2022 Canadian short documentary film

Violet Gave Willingly is a Canadian short documentary film, directed by Claire Sanford and released in 2022. A profile of her mother, textile artist Deborah Dumka, the film centres on their conversations about the sexism and misogyny that Dumka encountered when she went to university to study electrical engineering in the 1970s.

The film takes its title from the use of the sexist "Bad Boys Rape Our Young Girls But Violet Gives Willingly" as a mnemonic for memorizing the order of the colours in resistors. The film had been in development for several years, with an excerpt from it highlighted by the International Documentary Association in November 2017 to mark the International Day for the Elimination of Violence against Women, despite the full film not being theatrically released until 2022.

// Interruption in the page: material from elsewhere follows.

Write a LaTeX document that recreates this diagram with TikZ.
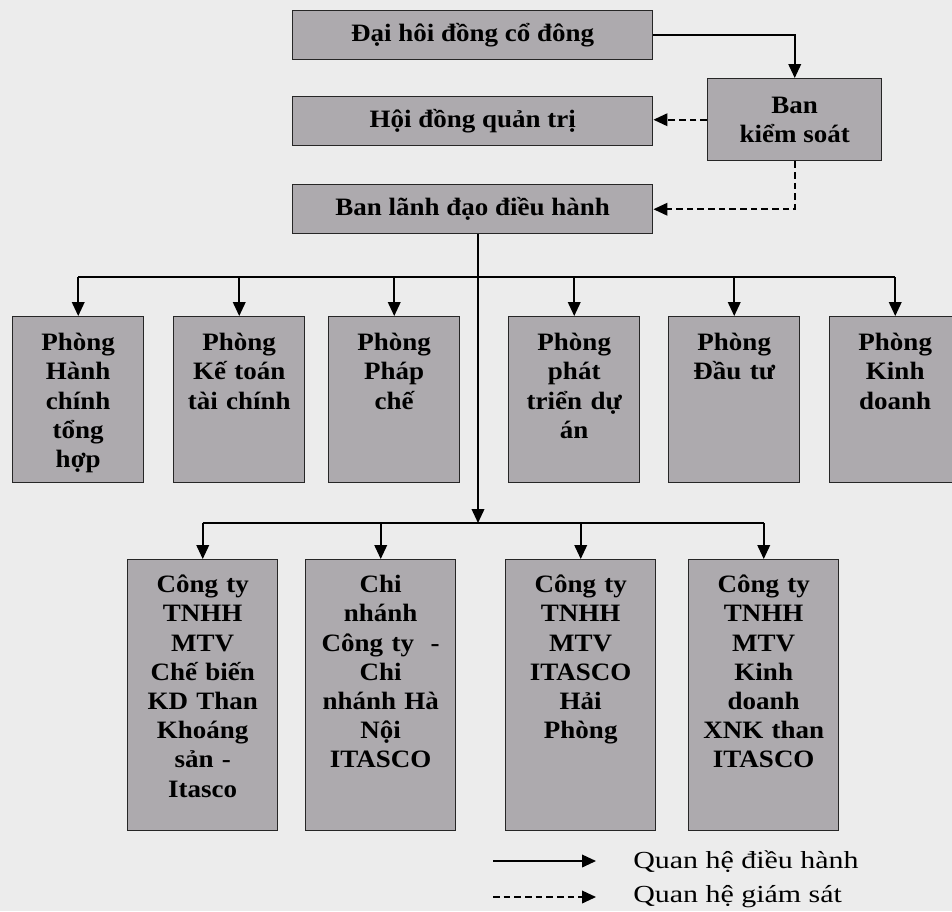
\documentclass[tikz,border=0pt]{standalone}
\usepackage{fontspec}
\setmainfont{Liberation Serif}
\newfontfamily\boxfont[FakeStretch=1.08]{Liberation Serif}
\newfontfamily\legfont[FakeStretch=1.22]{Liberation Serif}
\usetikzlibrary{calc}
\usetikzlibrary{arrows.meta}
\definecolor{paper}{RGB}{236,236,236}
\definecolor{boxgray}{RGB}{173,170,174}

\tikzset{
  unit/.style={draw=black!85, line width=1.1pt, fill=boxgray, inner sep=0pt,
    font=\boxfont\bfseries\fontsize{18.75}{21.9}\selectfont, align=center},
  board/.style={unit, minimum width=270pt, minimum height=36.75pt, anchor=north west},
  dept/.style={unit, text width=98.25pt, text height=25.5pt, text depth=99pt, anchor=north west},
  firm/.style={unit, text width=112.5pt, text height=24.75pt, text depth=178.5pt, anchor=north west},
  ctrl/.style={line width=1.2pt, -{Triangle[length=10.5pt,width=9.5pt]}},
  sup/.style={ctrl, dash pattern=on 5pt off 3pt},
}

\begin{document}
\begin{tikzpicture}[x=0.75pt, y=-0.75pt]
\useasboundingbox (0,0) rectangle (952,911);
\clip (0,0) rectangle (952,911);
\fill[paper] (0,0) rectangle (952,911);

% top of the company
\node[board] (dh) at (292,10) {Đại hôi đồng cổ đông};
\node[board] (hdqt) at (292,96) {Hội đồng quản trị};
\node[board] (bld) at (292,184) {Ban lãnh đạo điều hành};
\node[unit, minimum width=130.5pt, minimum height=61.5pt, anchor=north west] (bks) at (707,78) {Ban\\kiểm soát};

\draw[ctrl] (dh.east) -| (bks.north);
\draw[sup] (bks.west) -- (bks.west -| hdqt.east);
\draw[sup] (bks.south) |- (bld.east);

% departments
\node[dept] (p1) at (12,316) {Phòng\\Hành\\chính\\tổng\\hợp};
\node[dept] (p2) at (173,316) {Phòng\\Kế toán\\tài chính};
\node[dept] (p3) at (328,316) {Phòng\\Pháp\\chế};
\node[dept] (p4) at (508,316) {Phòng\\phát\\triển dự\\án};
\node[dept] (p5) at (668,316) {Phòng\\Đầu tư};
\node[dept] (p6) at (829,316) {Phòng\\Kinh\\doanh};

% subsidiaries
\node[firm] (c1) at (127,559) {Công ty\\TNHH\\MTV\\Chế biến\\KD Than\\Khoáng\\sản -\\Itasco};
\node[firm] (c2) at (305,559) {Chi\\nhánh\\Công ty~ -\\Chi\\nhánh Hà\\Nội\\ITASCO};
\node[firm] (c3) at (505,559) {Công ty\\TNHH\\MTV\\ITASCO\\Hải\\Phòng};
\node[firm] (c4) at (688,559) {Công ty\\TNHH\\MTV\\Kinh\\doanh\\XNK than\\ITASCO};

\coordinate (up) at (478,277);
\coordinate (lo) at (478,523);
\draw[line width=1.2pt] (p1.north |- up) -- (p6.north |- up);
\foreach \i in {1,...,6}
  \draw[ctrl] (p\i.north |- up) -- (p\i.north);
\draw[ctrl] (bld.south -| up) -- (lo);
\draw[line width=1.2pt] (c1.north |- lo) -- (c4.north |- lo);
\foreach \i in {1,...,4}
  \draw[ctrl] (c\i.north |- lo) -- (c\i.north);

% legend
\node[anchor=base west, inner sep=0pt, font=\legfont\fontsize{18.4}{21}\selectfont] (l1) at (633,868) {Quan hệ điều hành};
\node[anchor=base west, inner sep=0pt, font=\legfont\fontsize{18.4}{21}\selectfont] (l2) at (633,902) {Quan hệ giám sát};
\coordinate (k1) at (493,861);
\coordinate (k2) at (493,897);
\draw[ctrl] (k1) -- (k1 -| 596,0);
\draw[sup] (k2) -- (k2 -| 596,0);
\end{tikzpicture}
\end{document}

The film had its public premiere at the 2022 Hot Docs Canadian International Documentary Festival. It was later screened at the 2022 Whistler Film Festival, where Sanford won the EDA Award for Best Female-Directed Short Film from the Alliance of Women Film Journalists.

The film was named to the Toronto International Film Festival's annual year-end Canada's Top Ten list for 2022. It received a Canadian Screen Award nomination for Best Short Documentary at the 12th Canadian Screen Awards in 2024.